_Exercise brief:_
Scan the lines below for the word "this". Copy each line you find it in.
## Start Material supplied
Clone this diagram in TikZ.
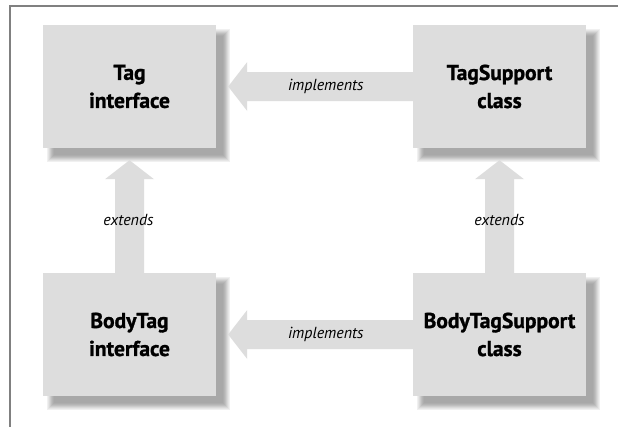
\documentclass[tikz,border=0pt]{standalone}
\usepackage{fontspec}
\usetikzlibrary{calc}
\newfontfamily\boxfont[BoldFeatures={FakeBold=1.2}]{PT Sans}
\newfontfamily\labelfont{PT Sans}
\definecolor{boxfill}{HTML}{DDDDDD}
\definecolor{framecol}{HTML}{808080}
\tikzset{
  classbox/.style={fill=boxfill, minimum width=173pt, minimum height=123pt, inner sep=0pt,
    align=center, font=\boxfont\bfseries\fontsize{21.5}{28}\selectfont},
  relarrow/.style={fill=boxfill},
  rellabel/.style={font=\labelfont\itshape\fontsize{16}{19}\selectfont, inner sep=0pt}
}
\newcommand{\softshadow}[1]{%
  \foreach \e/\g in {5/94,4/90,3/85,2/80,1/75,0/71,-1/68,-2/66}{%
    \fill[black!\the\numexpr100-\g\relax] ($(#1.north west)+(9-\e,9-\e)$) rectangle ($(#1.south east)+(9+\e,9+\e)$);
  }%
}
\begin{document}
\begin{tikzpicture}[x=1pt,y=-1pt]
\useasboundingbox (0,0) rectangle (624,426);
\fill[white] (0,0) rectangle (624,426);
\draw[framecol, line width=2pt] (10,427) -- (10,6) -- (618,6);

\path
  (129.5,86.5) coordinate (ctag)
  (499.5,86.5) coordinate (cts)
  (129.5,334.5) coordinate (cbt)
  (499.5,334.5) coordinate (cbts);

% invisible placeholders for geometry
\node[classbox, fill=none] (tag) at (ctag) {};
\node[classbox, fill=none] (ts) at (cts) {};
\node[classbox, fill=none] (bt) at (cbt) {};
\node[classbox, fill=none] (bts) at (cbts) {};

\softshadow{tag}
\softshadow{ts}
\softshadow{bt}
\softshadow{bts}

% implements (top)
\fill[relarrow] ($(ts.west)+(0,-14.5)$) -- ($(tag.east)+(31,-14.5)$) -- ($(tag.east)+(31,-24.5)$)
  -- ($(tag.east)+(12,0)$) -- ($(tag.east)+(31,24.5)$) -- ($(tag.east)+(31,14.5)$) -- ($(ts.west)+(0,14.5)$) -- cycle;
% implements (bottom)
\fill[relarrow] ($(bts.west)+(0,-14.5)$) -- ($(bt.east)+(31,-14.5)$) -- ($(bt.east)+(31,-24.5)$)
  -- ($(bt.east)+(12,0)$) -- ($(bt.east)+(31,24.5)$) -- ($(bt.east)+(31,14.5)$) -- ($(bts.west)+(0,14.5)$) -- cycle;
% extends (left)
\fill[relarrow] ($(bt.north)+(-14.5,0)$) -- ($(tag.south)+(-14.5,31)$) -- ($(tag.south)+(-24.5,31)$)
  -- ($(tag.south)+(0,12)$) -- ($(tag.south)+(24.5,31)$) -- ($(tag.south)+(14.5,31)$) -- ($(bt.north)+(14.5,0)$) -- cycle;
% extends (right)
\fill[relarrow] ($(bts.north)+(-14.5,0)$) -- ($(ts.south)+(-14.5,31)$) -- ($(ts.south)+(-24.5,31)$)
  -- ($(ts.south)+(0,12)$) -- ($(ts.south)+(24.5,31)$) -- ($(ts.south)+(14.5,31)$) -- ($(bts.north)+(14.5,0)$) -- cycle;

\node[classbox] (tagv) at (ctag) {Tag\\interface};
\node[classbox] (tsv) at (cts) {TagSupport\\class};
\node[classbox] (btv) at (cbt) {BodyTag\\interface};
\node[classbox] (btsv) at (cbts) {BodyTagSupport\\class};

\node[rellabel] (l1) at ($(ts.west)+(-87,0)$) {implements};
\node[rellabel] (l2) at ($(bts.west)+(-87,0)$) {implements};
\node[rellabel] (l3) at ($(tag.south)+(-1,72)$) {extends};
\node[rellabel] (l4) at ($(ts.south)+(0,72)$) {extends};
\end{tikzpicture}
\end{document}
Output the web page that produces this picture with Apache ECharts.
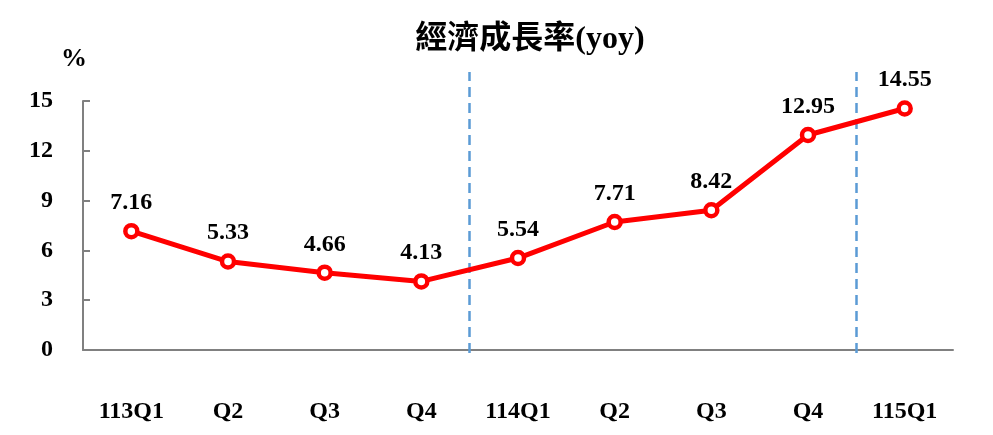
## End Material supplied
_Full solution:_
Clone this diagram in TikZ.
Output the web page that produces this picture with Apache ECharts.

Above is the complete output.